# Starting small plumbing company



## angusstuart (Mar 23, 2012)

I was a plumber all my life and retired a couple of years ago now, but I still have a lot of my contacts and people still ask me to do a fair amount of work, but I just can't manage the tools anymore. My grandson has been a plumber for about 8 years now though and has expressed interest in starting a small plumbing firm with me in the office and him on the tools. I really like the idea but I've never worked with family before. Has any one here had any experience working with a younger generation of their family?


----------



## Bill.K (Mar 23, 2012)

I personally haven't had any experience working with my family but I wouldn't do it. Money is a sensitive issue and I would never want to have to make business decisions with family members... It would be very difficult.


----------



## AlbertC (Mar 24, 2012)

I've invested in our son's business and helped out with various things a few times, but never in a partnership capacity. My father in law did this with his father for many years though, they co-owned an insurance business; gradually, my father in law bought his dad out of the business to free up his cash for retirement. It was a good arrangement. 

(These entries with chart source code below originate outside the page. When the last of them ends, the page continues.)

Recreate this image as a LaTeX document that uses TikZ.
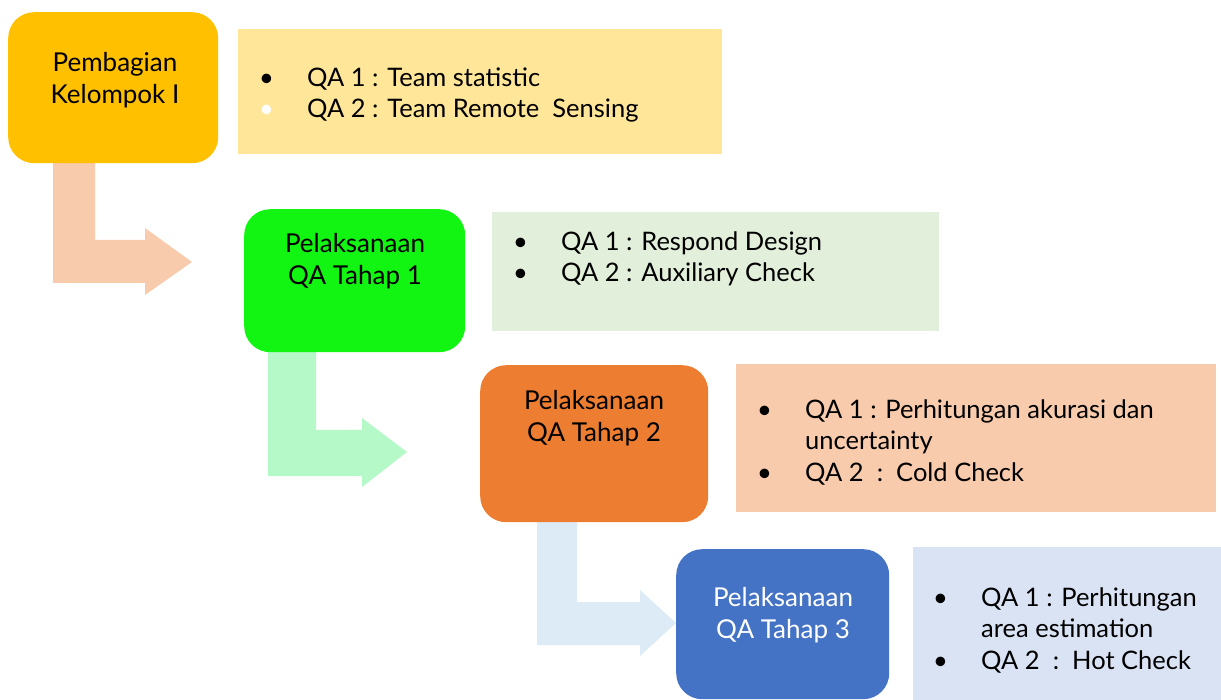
\documentclass[tikz,border=0pt]{standalone}
\usepackage{fontspec}
\setmainfont{Lato}
\definecolor{yel}{HTML}{FFC000}
\definecolor{yell}{HTML}{FFE699}
\definecolor{grn}{HTML}{12F512}
\definecolor{grnl}{HTML}{E2EFDA}
\definecolor{grna}{HTML}{B5F9C9}
\definecolor{org}{HTML}{ED7D31}
\definecolor{orgl}{HTML}{F8CBAD}
\definecolor{blu}{HTML}{4472C4}
\definecolor{blul}{HTML}{DAE3F3}
\definecolor{blua}{HTML}{DDEBF7}
\tikzset{box/.style={rectangle,rounded corners=26pt,anchor=north west,inner sep=0pt}}
\tikzset{info/.style={rectangle,anchor=north west,inner sep=0pt}}
\tikzset{t/.style={align=center,inner sep=0pt,font=\fontsize{26}{32.5}\selectfont}}
\tikzset{l/.style={anchor=north west,inner sep=0pt,font=\fontsize{25.5}{31.5}\selectfont}}
\newcommand{\bl}[1]{\begin{tabular}{@{}p{48pt}@{}l@{}}#1\end{tabular}}

\begin{document}
\begin{tikzpicture}[x=1pt,y=-1pt]
  \useasboundingbox (0,0) rectangle (1221,700);
  \fill[orgl] (53,163) -- (95,163) -- (95,240) -- (145,240) -- (145,228) -- (192,262)
    -- (145,295) -- (145,283) -- (53,283) -- cycle;
  \fill[grna] (268,352) -- (316,352) -- (316,430) -- (362,430) -- (362,418) -- (407,452)
    -- (362,487) -- (362,476) -- (268,476) -- cycle;
  \fill[blua] (537,522) -- (577,522) -- (577,602) -- (640,602) -- (640,590) -- (676,623)
    -- (640,656) -- (640,645) -- (537,645) -- cycle;
  \node[box,fill=yel,minimum width=210pt,minimum height=151pt] (B1) at (8,12) {};
  \node[box,fill=grn,minimum width=221pt,minimum height=143pt] (B2) at (244,209) {};
  \node[box,fill=org,minimum width=228pt,minimum height=157pt] (B3) at (480,365) {};
  \node[box,fill=blu,minimum width=213pt,minimum height=150pt] (B4) at (676,549) {};
  \node[info,fill=yell,minimum width=484pt,minimum height=125pt] (I1) at (238,29) {};
  \node[info,fill=grnl,minimum width=447pt,minimum height=119pt] (I2) at (492,212) {};
  \node[info,fill=orgl,minimum width=480pt,minimum height=148pt] (I3) at (736,364) {};
  \node[info,fill=blul,minimum width=308pt,minimum height=153pt] (I4) at (913,547) {};
  \node[t] (T1) at (115,80) {Pembagian\\Kelompok I};
  \node[t] (T2) at (355,261) {Pelaksanaan\\QA Tahap 1};
  \node[t] (T3) at (594,418) {Pelaksanaan\\QA Tahap 2};
  \node[t,white] (T4) at (783,615) {Pelaksanaan\\QA Tahap 3};
  \node[l] (L1) at (259,64) {\bl{\textbullet & QA 1 : Team statistic\\
    \textcolor{white}{\textbullet} & QA 2 : Team Remote\ \ Sensing}};
  \node[l] (L2) at (513,228) {\bl{\textbullet & QA 1 : Respond Design\\
    \textbullet & QA 2 : Auxiliary Check}};
  \node[l] (L3) at (757,396) {\bl{\textbullet & QA 1 : Perhitungan akurasi dan\\
    & uncertainty\\ \textbullet & QA 2\ \ :\ \ Cold Check}};
  \node[l] (L4) at (933,584) {\bl{\textbullet & QA 1 : Perhitungan\\
    & area estimation\\ \textbullet & QA 2\ \ :\ \ Hot Check}};
\end{tikzpicture}
\end{document}
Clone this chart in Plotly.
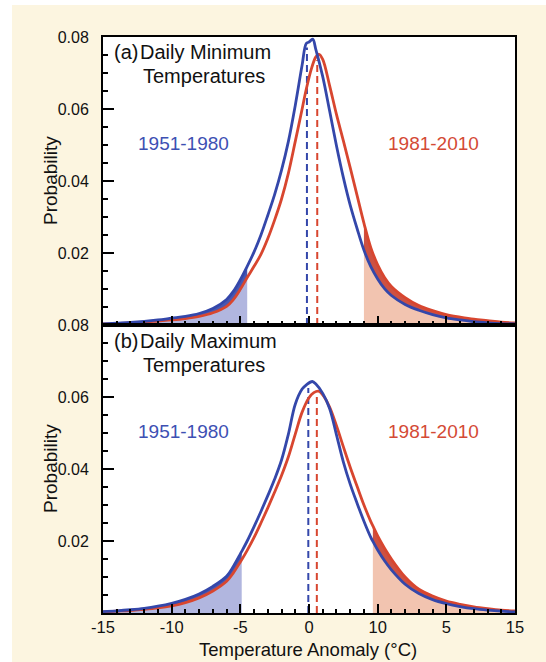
import numpy as np
import plotly.graph_objects as go
from plotly.subplots import make_subplots

# ---------------- data ----------------
x_ticks = [-15, -10, -5, 0, 5, 10, 15]
x_tick_labels = ["-15", "-10", "-5", "0", "10", "5", "15"]
y_ticks = [0.02, 0.04, 0.06, 0.08]
y_tick_labels = ["0.02", "0.04", "0.06", "0.08"]
periods = ["1951-1980", "1981-2010"]
panel_titles = [("(a)", "Daily Minimum", "Temperatures"),
                ("(b)", "Daily Maximum", "Temperatures")]

# (a) daily minimum temperatures
tmin_blue_x = [-15, -14, -13, -12, -11, -10, -9, -8, -7,
               -6, -5.5, -5, -4.5, -4, -3.5, -3, -2.5, -2, -1.5, -1, -0.5, -0.2, 0, 0.27, 0.5,
               1.0, 1.5, 2.0, 2.5, 3.0, 3.5, 4.0, 4.5, 5.0, 5.5, 6,
               7, 8, 9, 10, 11, 12, 13, 14, 15]
tmin_blue_y = [0.0003, 0.0005, 0.0007, 0.0010, 0.0014, 0.0019, 0.0024, 0.0032, 0.0046,
               0.0071, 0.0094, 0.0126, 0.0163, 0.0203, 0.0250, 0.0305, 0.0363, 0.0430, 0.0510,
               0.0610, 0.0722, 0.0782, 0.0786, 0.0794, 0.0765, 0.0690, 0.0595, 0.0498, 0.0410,
               0.0333, 0.0268, 0.0208, 0.0162, 0.0128, 0.0101, 0.0082,
               0.0057, 0.0041, 0.0029, 0.0020, 0.0014, 0.0009, 0.0006, 0.0004, 0.0003]
tmin_red_x = [-15, -14, -13, -12, -11, -10, -9, -8, -7,
              -6, -5.5, -5, -4.5, -4, -3.5, -3, -2.5, -2, -1.5, -1, -0.5, -0.2, 0.2, 0.5, 0.73,
              1.0, 1.5, 2.0, 2.5, 3.0, 3.5, 4.0, 4.5, 5.0, 5.5, 6,
              7, 8, 9, 10, 11, 12, 13, 14, 15]
tmin_red_y = [0.0003, 0.0004, 0.0006, 0.0008, 0.0011, 0.0014, 0.0018, 0.0024, 0.0034,
              0.0052, 0.0071, 0.0099, 0.0132, 0.0163, 0.0196, 0.0240, 0.0292, 0.0350, 0.0422,
              0.0510, 0.0600, 0.0655, 0.0715, 0.0745, 0.0752, 0.0738, 0.0665, 0.0585, 0.0512,
              0.0437, 0.0360, 0.0283, 0.0215, 0.0167, 0.0132, 0.0107,
              0.0076, 0.0054, 0.0040, 0.0029, 0.0022, 0.0016, 0.0012, 0.0008, 0.0006]
tmin_edges = [-4.5, 4.0]
tmin_means = [-0.15, 0.6]

# (b) daily maximum temperatures
tmax_blue_x = [-15, -14, -13, -12, -11, -10, -9, -8, -7,
               -6, -5.5, -5, -4.9, -4.5, -4, -3.5, -3, -2.5, -2, -1.5, -1, -0.5, -0.19, 0.24, 0.5,
               1.0, 1.5, 2.0, 2.5, 3.0, 3.5, 4.0, 4.5, 4.65, 5.0, 5.5, 6,
               7, 8, 9, 10, 11, 12, 13, 14, 15]
tmax_blue_y = [0.0004, 0.0006, 0.0009, 0.0013, 0.0019, 0.0027, 0.0038, 0.0053, 0.0074,
               0.0102, 0.0130, 0.0164, 0.0171, 0.0200, 0.0240, 0.0282, 0.0326, 0.0372, 0.0425,
               0.0497, 0.0580, 0.0622, 0.0634, 0.0643, 0.0636, 0.0610, 0.0568, 0.0495, 0.0420,
               0.0358, 0.0305, 0.0255, 0.0210, 0.0199, 0.0175, 0.0145, 0.0120,
               0.0080, 0.0054, 0.0037, 0.0026, 0.0018, 0.0012, 0.0008, 0.0005, 0.0003]
tmax_red_x = [-15, -14, -13, -12, -11, -10, -9, -8, -7,
              -6, -5.5, -5, -4.9, -4.5, -4, -3.5, -3, -2.5, -2, -1.5, -1, -0.5, 0, 0.35, 0.7,
              1.0, 1.5, 2.0, 2.5, 3.0, 3.5, 4.0, 4.5, 4.65, 5.0, 5.5, 6,
              7, 8, 9, 10, 11, 12, 13, 14, 15]
tmax_red_y = [0.0003, 0.0005, 0.0007, 0.0010, 0.0014, 0.0020, 0.0029, 0.0042, 0.0061,
              0.0088, 0.0112, 0.0142, 0.0148, 0.0174, 0.0210, 0.0250, 0.0292, 0.0336, 0.0382,
              0.0434, 0.0497, 0.0558, 0.0598, 0.0612, 0.0616, 0.0606, 0.0572, 0.0520, 0.0462,
              0.0405, 0.0352, 0.0300, 0.0254, 0.0242, 0.0214, 0.0180, 0.0150,
              0.0100, 0.0066, 0.0047, 0.0033, 0.0024, 0.0017, 0.0012, 0.0008, 0.0006]
tmax_edges = [-4.9, 4.65]
tmax_means = [-0.05, 0.57]

# ---------------- style ----------------
FONT = "Liberation Sans, Arial, Helvetica, sans-serif"
BLUE = "#3447aa"
RED = "#d8462f"
BLUE_LIGHT = "#b1b6df"
BLUE_DARK = "rgba(52,70,168,0.9)"
RED_LIGHT = "#f2c4b0"
RED_DARK = "rgba(200,62,45,0.9)"
CREAM = "#fcf5e0"

W, H = 546, 662
L, R, T, B = 103, 515, 37, 613


def px_x(px):
    return (px - L) / (R - L)


def px_y(py):
    return (B - py) / (B - T)


def subset(x, y, lo, hi):
    xs, ys = [], []
    for xi, yi in zip(x, y):
        if lo <= xi <= hi:
            xs.append(xi)
            ys.append(yi)
    return xs, ys


fig = make_subplots(rows=2, cols=1, shared_xaxes=False, vertical_spacing=0)

panels = [
    (tmin_blue_x, tmin_blue_y, tmin_red_x, tmin_red_y, tmin_edges, tmin_means),
    (tmax_blue_x, tmax_blue_y, tmax_red_x, tmax_red_y, tmax_edges, tmax_means),
]

for i, (bx, by, rx, ry, edges, means) in enumerate(panels):
    row = i + 1
    # cold tail: light fill under lower (red) curve, dark fill between red and blue
    cx, cy = subset(rx, ry, -15, edges[0])
    fig.add_trace(go.Scatter(x=cx, y=cy, mode="lines", line=dict(width=0, shape="spline"),
                             fill="tozeroy", fillcolor=BLUE_LIGHT, hoverinfo="skip",
                             showlegend=False), row=row, col=1)
    cx, cy = subset(bx, by, -15, edges[0])
    fig.add_trace(go.Scatter(x=cx, y=cy, mode="lines", line=dict(width=0, shape="spline"),
                             fill="tonexty", fillcolor=BLUE_DARK, hoverinfo="skip",
                             showlegend=False), row=row, col=1)
    # warm tail: light fill under lower (blue) curve, dark fill between blue and red
    wx, wy = subset(bx, by, edges[1], 15)
    fig.add_trace(go.Scatter(x=wx, y=wy, mode="lines", line=dict(width=0, shape="spline"),
                             fill="tozeroy", fillcolor=RED_LIGHT, hoverinfo="skip",
                             showlegend=False), row=row, col=1)
    wx, wy = subset(rx, ry, edges[1], 15)
    fig.add_trace(go.Scatter(x=wx, y=wy, mode="lines", line=dict(width=0, shape="spline"),
                             fill="tonexty", fillcolor=RED_DARK, hoverinfo="skip",
                             showlegend=False), row=row, col=1)
    # mean lines
    for m, (cxs, cys), col in [(means[0], (bx, by), BLUE), (means[1], (rx, ry), RED)]:
        top = float(np.interp(m, cxs, cys)) - 0.0012
        fig.add_trace(go.Scatter(x=[m, m], y=[0, top], mode="lines",
                                 line=dict(color=col, width=2, dash="7px,4px"),
                                 hoverinfo="skip", showlegend=False), row=row, col=1)
    # curves
    fig.add_trace(go.Scatter(x=rx, y=ry, mode="lines", line=dict(color=RED, width=2.8, shape="spline"),
                             hoverinfo="skip", showlegend=False), row=row, col=1)
    fig.add_trace(go.Scatter(x=bx, y=by, mode="lines", line=dict(color=BLUE, width=2.8, shape="spline"),
                             hoverinfo="skip", showlegend=False), row=row, col=1)

xaxis_common = dict(range=[-15, 15], showline=True, mirror=True, linecolor="black", linewidth=2,
                    ticks="inside", ticklen=9, tickwidth=2, tickcolor="black",
                    tickmode="array", tickvals=x_ticks, ticktext=x_tick_labels,
                    minor=dict(ticks="inside", ticklen=4, tickwidth=1.5, tickcolor="black",
                               dtick=1, tick0=0, showgrid=False),
                    showgrid=False, zeroline=False,
                    tickfont=dict(family=FONT, size=16.5, color="#111"))
yaxis_common = dict(range=[0, 0.08], showline=True, mirror=True, linecolor="black", linewidth=2,
                    ticks="inside", ticklen=11, tickwidth=2, tickcolor="black",
                    tickmode="array", tickvals=y_ticks, ticktext=y_tick_labels,
                    minor=dict(ticks="inside", ticklen=4.5, tickwidth=1.5, tickcolor="black",
                               dtick=0.005, tick0=0, showgrid=False),
                    showgrid=False, zeroline=False, ticklabelstandoff=9,
                    tickfont=dict(family=FONT, size=16, color="#111"))

fig.update_xaxes(**xaxis_common)
fig.update_xaxes(showticklabels=False, row=1, col=1)
fig.update_xaxes(ticklabelstandoff=-2, row=2, col=1)
fig.update_yaxes(**yaxis_common)
fig.update_layout(
    xaxis=dict(domain=[0, 1]), xaxis2=dict(domain=[0, 1]),
    yaxis=dict(domain=[0.5, 1]), yaxis2=dict(domain=[0, 0.5]),
)

annotations = []
panel_tops = [T, 325]
for i, (lab, line1, line2) in enumerate(panel_titles):
    top = panel_tops[i]
    annotations.append(dict(text=lab, x=px_x(112), y=px_y(top + 15.5), xanchor="left", yanchor="middle",
                            font=dict(family=FONT, size=20, color="#111")))
    annotations.append(dict(text=line1, x=px_x(138), y=px_y(top + 15.5), xanchor="left", yanchor="middle",
                            font=dict(family=FONT, size=20, color="#111")))
    annotations.append(dict(text=line2, x=px_x(141), y=px_y(top + 39.5), xanchor="left", yanchor="middle",
                            font=dict(family=FONT, size=20, color="#111")))
    annotations.append(dict(text=periods[0], x=px_x(183), y=px_y(top + 106), xanchor="center",
                            yanchor="middle", font=dict(family=FONT, size=19, color="#3d50b3")))
    annotations.append(dict(text=periods[1], x=px_x(433), y=px_y(top + 106), xanchor="center",
                            yanchor="middle", font=dict(family=FONT, size=19, color="#d44a35")))
    annotations.append(dict(text="Probability", x=px_x(50), y=px_y(top + 144), xanchor="center",
                            yanchor="middle", textangle=-90,
                            font=dict(family=FONT, size=19, color="#111")))
annotations.append(dict(text="Temperature Anomaly (°C)", x=px_x(308), y=px_y(649), xanchor="center",
                        yanchor="middle", font=dict(family=FONT, size=18.5, color="#111")))
for a in annotations:
    a.update(xref="paper", yref="paper", showarrow=False)

shapes = [
    dict(type="rect", xref="paper", yref="paper", x0=px_x(-5), x1=px_x(12), y0=px_y(670), y1=px_y(-5),
         fillcolor="white", line=dict(width=0), layer="below"),
    dict(type="rect", xref="paper", yref="paper", x0=px_x(-5), x1=px_x(551), y0=px_y(5), y1=px_y(-5),
         fillcolor="white", line=dict(width=0), layer="below"),
]

fig.update_layout(
    width=W, height=H,
    margin=dict(l=L, r=W - R, t=T, b=H - B, pad=0),
    paper_bgcolor=CREAM, plot_bgcolor="white",
    annotations=annotations, shapes=shapes,
    showlegend=False,
    font=dict(family=FONT, color="#111"),
)

fig.write_html("out.html")
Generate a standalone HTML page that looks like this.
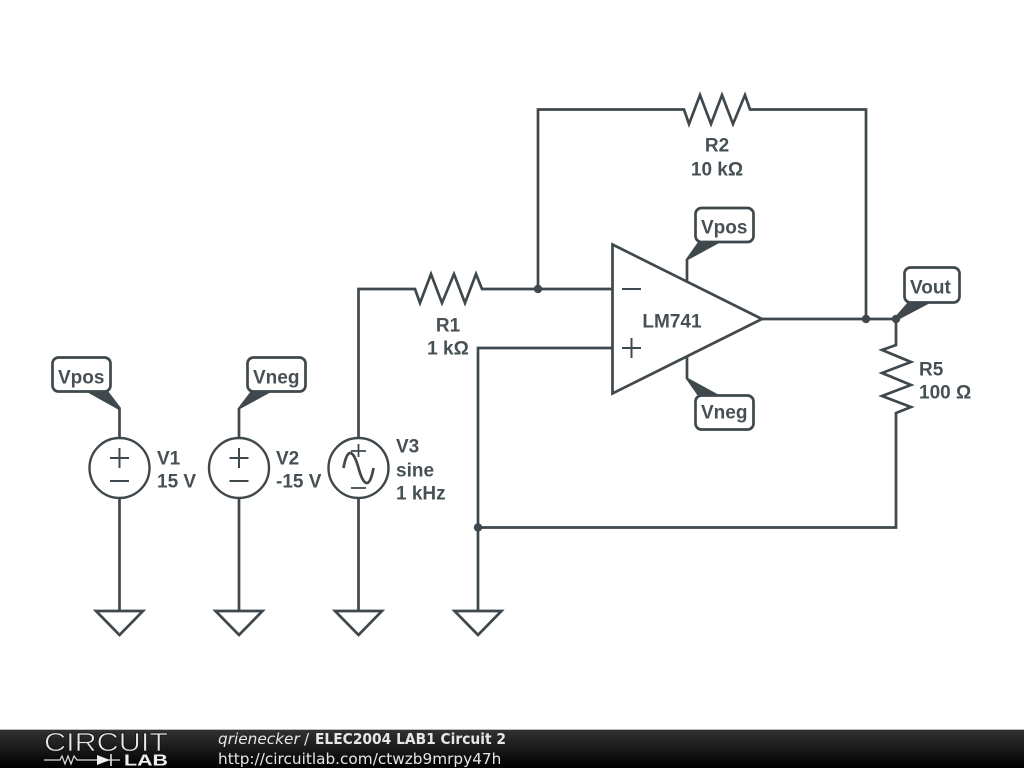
<!DOCTYPE html>
<html><head><meta charset="utf-8"><style>
html,body{margin:0;padding:0;background:#fff}
svg{display:block}
.w{fill:none;stroke:#3f484c;stroke-width:2.7;stroke-linejoin:miter}
.l{font-family:"Liberation Sans",sans-serif;font-weight:bold;font-size:19px;fill:#475054}
.f{font-family:"DejaVu Sans",sans-serif;font-size:15.3px;fill:#e6e6e6}
</style></head><body>
<svg width="1024" height="768" viewBox="0 0 1024 768" xmlns="http://www.w3.org/2000/svg">
<defs><linearGradient id="g" x1="0" y1="0" x2="0" y2="1"><stop offset="0" stop-color="#333"/><stop offset="1" stop-color="#000"/></linearGradient></defs>
<rect width="1024" height="768" fill="#fff"/>
<!-- wires -->
<path class="w" d="M358.500 438V289H415L420 303L431 274L442 303L454 274L465 303L476 274L482 289H612"/>
<path class="w" d="M538 289V109.500H684L689 124L700 95L711 124L722 95L733 124L745 95L750 109.500H866V319"/>
<path class="w" d="M762 319H896V345L882 350L911 362L882 373L911 385L882 396L911 407L896 413V527.500H478"/>
<path class="w" d="M612 348H478V611"/>
<!-- op amp -->
<path class="w" d="M612.500 244.500L762 319L612.500 393.500Z"/>
<path class="w" style="stroke-width:2" d="M622 289H641M622 348H641M631.500 338V358"/>
<path class="w" d="M687 281V259M687 357V379"/>
<!-- V sources -->
<circle class="w" style="stroke-width:2.4" cx="119.500" cy="468" r="30"/>
<circle class="w" style="stroke-width:2.4" cx="239" cy="468" r="30"/>
<circle class="w" style="stroke-width:2.4" cx="358.500" cy="468" r="30"/>
<path class="w" d="M119.500 408V438M119.500 498V611M239 408V438M239 498V611M358.500 498V611"/>
<path class="w" style="stroke-width:2" d="M110 458H129M119.500 448V468M110 481H129M229.500 458H248.500M239 448V468M229.500 481H248.500"/>
<path class="w" style="stroke-width:1.800" d="M351 451H366M358.500 444V457M351 488H366"/>
<path class="w" d="M343.500 468C347 448 353 448 358.500 468C364 488 370 488 373.500 468"/>
<!-- grounds -->
<path class="w" d="M96 611H143L119.500 635ZM215.500 611H262.500L239 635ZM335 611H382L358.500 635ZM454.500 611H501.500L478 635Z"/>
<!-- tags -->
<path fill="#3f484c" d="M85 391L108 391L121 408L119 410ZM251 391L273 391L240 409L238 408Z"/>
<path fill="#3f484c" d="M698 242L721 242L688 260L686 259ZM698 396L721 396L688 378L686 379Z"/>
<path fill="#3f484c" d="M908 302L932 302L898 320L894 318Z"/>
<g class="w" style="fill:#fff">
<rect x="52.500" y="357.500" width="58" height="34" rx="6"/>
<rect x="247.500" y="357.500" width="58" height="34" rx="6"/>
<rect x="695.500" y="208" width="58" height="34" rx="6"/>
<rect x="695.500" y="395.500" width="58" height="34" rx="6"/>
<rect x="904.500" y="267.500" width="55" height="35" rx="6"/>
</g>
<!-- dots -->
<g fill="#3f484c"><circle cx="538" cy="289" r="4.200"/><circle cx="866" cy="319" r="4.200"/><circle cx="896" cy="319" r="4.200"/><circle cx="478" cy="527.500" r="4.200"/></g>
<!-- labels -->
<g class="l">
<text x="58" y="383.500">Vpos</text>
<text x="253" y="383.500">Vneg</text>
<text x="701" y="233.500">Vpos</text>
<text x="701" y="418.500">Vneg</text>
<text x="910" y="293.500">Vout</text>
<text x="157" y="464.500">V1</text><text x="157" y="487.500">15 V</text>
<text x="276" y="464.500">V2</text><text x="276" y="487.500">-15 V</text>
<text x="396" y="452.500">V3</text><text x="396" y="476.500">sine</text><text x="396" y="499.500">1 kHz</text>
<text x="448" y="331.500" text-anchor="middle">R1</text><text x="448" y="354.500" text-anchor="middle">1 kΩ</text>
<text x="717" y="151.500" text-anchor="middle">R2</text><text x="717" y="175.500" text-anchor="middle">10 kΩ</text>
<text x="672" y="327.500" text-anchor="middle">LM741</text>
<text x="919" y="375.500">R5</text><text x="919" y="398.500">100 Ω</text>
</g>
<!-- footer -->
<rect x="0" y="729" width="1024" height="39" fill="url(#g)"/>
<rect x="0" y="729" width="1024" height="1" fill="#bbb"/>
<text x="44" y="751" textLength="124" lengthAdjust="spacingAndGlyphs" font-family="Liberation Sans,sans-serif" font-size="26" fill="#e8e8e8" stroke="#141414" stroke-width="0.7">CIRCUIT</text>
<path d="M44 760H60L62 756L65 764L68 756L71 764L74 756L77 760H120" fill="none" stroke="#ddd" stroke-width="1.200"/>
<path d="M97 755L110 760L97 765Z" fill="#eee"/><path d="M111 754V766" stroke="#eee" stroke-width="1.500"/>
<text x="124" y="765.500" textLength="44" lengthAdjust="spacingAndGlyphs" font-family="Liberation Sans,sans-serif" font-weight="bold" font-size="16" fill="#eee">LAB</text>
<text class="f" x="218" y="744" style="font-style:italic">qrienecker</text>
<text class="f" x="304" y="744">/</text>
<text class="f" x="315" y="744" font-weight="bold" textLength="191" lengthAdjust="spacingAndGlyphs">ELEC2004 LAB1 Circuit 2</text>
<text class="f" x="218" y="764">http://circuitlab.com/ctwzb9mrpy47h</text>
</svg>
</body></html>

As long as your roles are distinct and there isn't likely to be competition or a clash of wills, I think this could turn out really positively.


----------



## needshave (Feb 19, 2021)

I have owned and operated an number of businesses over the years, and still operate one. Here is my suggestion to you. If your grandson want to starts a plumbing business then he should do so, allowing him to do all of the physical work. He should hire you, as an employee, to operate the office, marketing and provide general guidance. That would allow the company to function without struggle of who might be in control as well as allowing you to bow out gracefully when you want, if you want and do so without concerns of affecting the business and your grandsons income.


----------



## Mr. Ed (Feb 19, 2021)

You crack me up


----------